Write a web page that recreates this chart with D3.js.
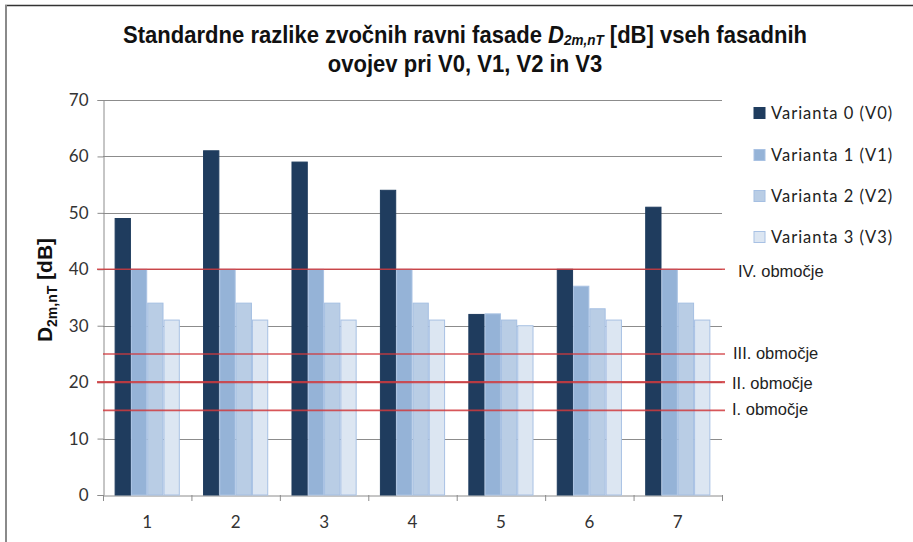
<!DOCTYPE html>
<html><head><meta charset="utf-8">
<script src="https://cdn.jsdelivr.net/npm/d3@7"></script>
<style>body{margin:0;background:#fff}svg{display:block}</style>
</head><body>
<svg id="c" width="913" height="542"></svg>
<script>
const categories = ["1","2","3","4","5","6","7"];
const seriesNames = ["Varianta 0 (V0)","Varianta 1 (V1)","Varianta 2 (V2)","Varianta 3 (V3)"];
const v0 = [49,61,59,54,32,40,51];
const v1 = [40,40,40,40,32.1,37,40];
const v2 = [34,34,34,34,31,33,34];
const v3 = [31,31,31,31,30,31,31];
const yTicks = [0,10,20,30,40,50,60,70];
const zoneValues = [40,25,20,15];
const zoneLabels = ["IV. območje","III. območje","II. območje","I. območje"];
const colors = ["#1f3c5e","#95b3d7","#b9cde5","#dce6f2"];
const strokes = ["#1f3c5e","#a9c2e3","#a5bfe2","#a8c1e4"];

const series = [v0,v1,v2,v3];
const svg = d3.select("#c");
const L=103,R=722,T=100,B=495;

// frame
svg.append("line").attr("x1",5).attr("x2",913).attr("y1",5.5).attr("y2",5.5).attr("stroke","#333").attr("stroke-width",1.5);
svg.append("line").attr("x1",6).attr("x2",6).attr("y1",5).attr("y2",542).attr("stroke","#8a8a8a").attr("stroke-width",2);

const y = d3.scaleLinear().domain([0,70]).range([B,T]);
const x0 = d3.scaleBand().domain(categories).range([L,R]).paddingInner(0.263).paddingOuter(0.1315);
const x1 = d3.scaleBand().domain(d3.range(4)).range([0,x0.bandwidth()]);
const xc = d3.scaleBand().domain(categories).range([L,R]);

// gridlines
svg.append("g").selectAll("line").data(yTicks.filter(d=>d>0)).join("line")
  .attr("x1",L).attr("x2",R).attr("y1",d=>Math.round(y(d))+0.5).attr("y2",d=>Math.round(y(d))+0.5)
  .attr("stroke","#8c8c8c").attr("stroke-width",1);

// y axis
const ya = svg.append("g").attr("transform",`translate(${L+0.5},0)`)
  .call(d3.axisLeft(y).tickValues(yTicks).tickSize(6).tickPadding(9));
ya.select(".domain").attr("stroke","#8c8c8c");
ya.selectAll(".tick line").attr("stroke","#8c8c8c");
ya.selectAll("text").attr("font-family","Lato, 'Open Sans', sans-serif").attr("font-size",17).attr("fill","#333");

// x axis
const xa = svg.append("g").attr("transform",`translate(0,${B+0.5})`)
  .call(d3.axisBottom(xc).tickSize(0).tickPadding(20));
xa.select(".domain").attr("stroke","#8c8c8c");
xa.selectAll("text").attr("font-family","Lato, 'Open Sans', sans-serif").attr("font-size",17).attr("fill","#333");
svg.append("g").selectAll("line").data(d3.range(categories.length+1)).join("line")
  .attr("x1",i=>L+i*xc.step()+0.5).attr("x2",i=>L+i*xc.step()+0.5)
  .attr("y1",B).attr("y2",B+6).attr("stroke","#8c8c8c");

// bars
const g = svg.append("g");
series.forEach((s,si)=>{
  g.append("g").selectAll("rect").data(s).join("rect")
   .attr("x",(d,i)=>x0(categories[i])+x1(si)+0.5)
   .attr("width",x1.bandwidth()-1)
   .attr("y",d=>y(d))
   .attr("height",d=>B-y(d))
   .attr("fill",colors[si]).attr("stroke",strokes[si]).attr("stroke-width",1);
});

// zone lines
const zStart = [97,103,97,103];
svg.append("g").selectAll("line").data(zoneValues).join("line")
  .attr("x1",(d,i)=>zStart[i]).attr("x2",725)
  .attr("y1",d=>y(d)).attr("y2",d=>y(d))
  .attr("stroke","#d0393d").attr("stroke-opacity",0.85).attr("stroke-width",(d,i)=>i===2?2.2:1.6);
const zLabelX=[738,733,732,732], zLabelDy=[2,-1,1,-1];
svg.append("g").selectAll("text").data(zoneValues).join("text")
  .attr("x",(d,i)=>zLabelX[i]).attr("y",(d,i)=>y(d)+zLabelDy[i])
  .attr("dy","0.35em")
  .attr("font-family","'Liberation Sans', Arial, sans-serif").attr("font-size",16.5).attr("fill","#222")
  .text((d,i)=>zoneLabels[i]);

// legend
const legY=[113,155,196,237];
const lg = svg.append("g");
seriesNames.forEach((n,i)=>{
  lg.append("rect").attr("x",754).attr("y",legY[i]-5.5).attr("width",11).attr("height",11)
    .attr("fill",colors[i]).attr("stroke",strokes[i]);
  lg.append("text").attr("x",771).attr("y",legY[i]).attr("dy","0.35em")
    .attr("font-family","Lato, 'Open Sans', sans-serif").attr("font-size",16.5).attr("fill","#222")
    .attr("letter-spacing",1).text(n);
});

// y label
const yl = svg.append("text").attr("transform","translate(52,290) rotate(-90)")
  .attr("text-anchor","middle").attr("font-family","'Liberation Sans', Arial, sans-serif")
  .attr("font-weight","bold").attr("font-size",21).attr("fill","#111");
yl.append("tspan").text("D");
yl.append("tspan").attr("font-size",14).attr("dy",5).text("2m,nT");
yl.append("tspan").attr("dy",-5).text(" [dB]");

// title
const tf="'Liberation Sans', Arial, sans-serif";
const tg = svg.append("g").attr("transform","translate(465,0) scale(0.9,1)");
const t1 = tg.append("text").attr("x",0).attr("y",43).attr("text-anchor","middle")
  .attr("font-family",tf).attr("font-weight","bold").attr("font-size",24.5).attr("fill","#111");
t1.append("tspan").text("Standardne razlike zvočnih ravni fasade ");
t1.append("tspan").attr("font-style","italic").text("D");
t1.append("tspan").attr("font-style","italic").attr("font-size",15).attr("dy",2).text("2m,nT");
t1.append("tspan").attr("dy",-2).text(" [dB] vseh fasadnih");
tg.append("text").attr("x",0).attr("y",72).attr("text-anchor","middle")
  .attr("font-family",tf).attr("font-weight","bold").attr("font-size",24.5).attr("fill","#111")
  .text("ovojev pri V0, V1, V2 in V3");
</script>
</body></html>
= = =
Exercise aim
Leave out the pictures and output the rest of the material exactly as written.

Exercise answer
Write a web page that recreates this chart with D3.js.
<!DOCTYPE html>
<html><head><meta charset="utf-8">
<script src="https://cdn.jsdelivr.net/npm/d3@7"></script>
<style>body{margin:0;background:#fff}svg{display:block}</style>
</head><body>
<svg id="c" width="913" height="542"></svg>
<script>
const categories = ["1","2","3","4","5","6","7"];
const seriesNames = ["Varianta 0 (V0)","Varianta 1 (V1)","Varianta 2 (V2)","Varianta 3 (V3)"];
const v0 = [49,61,59,54,32,40,51];
const v1 = [40,40,40,40,32.1,37,40];
const v2 = [34,34,34,34,31,33,34];
const v3 = [31,31,31,31,30,31,31];
const yTicks = [0,10,20,30,40,50,60,70];
const zoneValues = [40,25,20,15];
const zoneLabels = ["IV. območje","III. območje","II. območje","I. območje"];
const colors = ["#1f3c5e","#95b3d7","#b9cde5","#dce6f2"];
const strokes = ["#1f3c5e","#a9c2e3","#a5bfe2","#a8c1e4"];

const series = [v0,v1,v2,v3];
const svg = d3.select("#c");
const L=103,R=722,T=100,B=495;

// frame
svg.append("line").attr("x1",5).attr("x2",913).attr("y1",5.5).attr("y2",5.5).attr("stroke","#333").attr("stroke-width",1.5);
svg.append("line").attr("x1",6).attr("x2",6).attr("y1",5).attr("y2",542).attr("stroke","#8a8a8a").attr("stroke-width",2);

const y = d3.scaleLinear().domain([0,70]).range([B,T]);
const x0 = d3.scaleBand().domain(categories).range([L,R]).paddingInner(0.263).paddingOuter(0.1315);
const x1 = d3.scaleBand().domain(d3.range(4)).range([0,x0.bandwidth()]);
const xc = d3.scaleBand().domain(categories).range([L,R]);

// gridlines
svg.append("g").selectAll("line").data(yTicks.filter(d=>d>0)).join("line")
  .attr("x1",L).attr("x2",R).attr("y1",d=>Math.round(y(d))+0.5).attr("y2",d=>Math.round(y(d))+0.5)
  .attr("stroke","#8c8c8c").attr("stroke-width",1);

// y axis
const ya = svg.append("g").attr("transform",`translate(${L+0.5},0)`)
  .call(d3.axisLeft(y).tickValues(yTicks).tickSize(6).tickPadding(9));
ya.select(".domain").attr("stroke","#8c8c8c");
ya.selectAll(".tick line").attr("stroke","#8c8c8c");
ya.selectAll("text").attr("font-family","Lato, 'Open Sans', sans-serif").attr("font-size",17).attr("fill","#333");

// x axis
const xa = svg.append("g").attr("transform",`translate(0,${B+0.5})`)
  .call(d3.axisBottom(xc).tickSize(0).tickPadding(20));
xa.select(".domain").attr("stroke","#8c8c8c");
xa.selectAll("text").attr("font-family","Lato, 'Open Sans', sans-serif").attr("font-size",17).attr("fill","#333");
svg.append("g").selectAll("line").data(d3.range(categories.length+1)).join("line")
  .attr("x1",i=>L+i*xc.step()+0.5).attr("x2",i=>L+i*xc.step()+0.5)
  .attr("y1",B).attr("y2",B+6).attr("stroke","#8c8c8c");

// bars
const g = svg.append("g");
series.forEach((s,si)=>{
  g.append("g").selectAll("rect").data(s).join("rect")
   .attr("x",(d,i)=>x0(categories[i])+x1(si)+0.5)
   .attr("width",x1.bandwidth()-1)
   .attr("y",d=>y(d))
   .attr("height",d=>B-y(d))
   .attr("fill",colors[si]).attr("stroke",strokes[si]).attr("stroke-width",1);
});

// zone lines
const zStart = [97,103,97,103];
svg.append("g").selectAll("line").data(zoneValues).join("line")
  .attr("x1",(d,i)=>zStart[i]).attr("x2",725)
  .attr("y1",d=>y(d)).attr("y2",d=>y(d))
  .attr("stroke","#d0393d").attr("stroke-opacity",0.85).attr("stroke-width",(d,i)=>i===2?2.2:1.6);
const zLabelX=[738,733,732,732], zLabelDy=[2,-1,1,-1];
svg.append("g").selectAll("text").data(zoneValues).join("text")
  .attr("x",(d,i)=>zLabelX[i]).attr("y",(d,i)=>y(d)+zLabelDy[i])
  .attr("dy","0.35em")
  .attr("font-family","'Liberation Sans', Arial, sans-serif").attr("font-size",16.5).attr("fill","#222")
  .text((d,i)=>zoneLabels[i]);

// legend
const legY=[113,155,196,237];
const lg = svg.append("g");
seriesNames.forEach((n,i)=>{
  lg.append("rect").attr("x",754).attr("y",legY[i]-5.5).attr("width",11).attr("height",11)
    .attr("fill",colors[i]).attr("stroke",strokes[i]);
  lg.append("text").attr("x",771).attr("y",legY[i]).attr("dy","0.35em")
    .attr("font-family","Lato, 'Open Sans', sans-serif").attr("font-size",16.5).attr("fill","#222")
    .attr("letter-spacing",1).text(n);
});

// y label
const yl = svg.append("text").attr("transform","translate(52,290) rotate(-90)")
  .attr("text-anchor","middle").attr("font-family","'Liberation Sans', Arial, sans-serif")
  .attr("font-weight","bold").attr("font-size",21).attr("fill","#111");
yl.append("tspan").text("D");
yl.append("tspan").attr("font-size",14).attr("dy",5).text("2m,nT");
yl.append("tspan").attr("dy",-5).text(" [dB]");

// title
const tf="'Liberation Sans', Arial, sans-serif";
const tg = svg.append("g").attr("transform","translate(465,0) scale(0.9,1)");
const t1 = tg.append("text").attr("x",0).attr("y",43).attr("text-anchor","middle")
  .attr("font-family",tf).attr("font-weight","bold").attr("font-size",24.5).attr("fill","#111");
t1.append("tspan").text("Standardne razlike zvočnih ravni fasade ");
t1.append("tspan").attr("font-style","italic").text("D");
t1.append("tspan").attr("font-style","italic").attr("font-size",15).attr("dy",2).text("2m,nT");
t1.append("tspan").attr("dy",-2).text(" [dB] vseh fasadnih");
tg.append("text").attr("x",0).attr("y",72).attr("text-anchor","middle")
  .attr("font-family",tf).attr("font-weight","bold").attr("font-size",24.5).attr("fill","#111")
  .text("ovojev pri V0, V1, V2 in V3");
</script>
</body></html>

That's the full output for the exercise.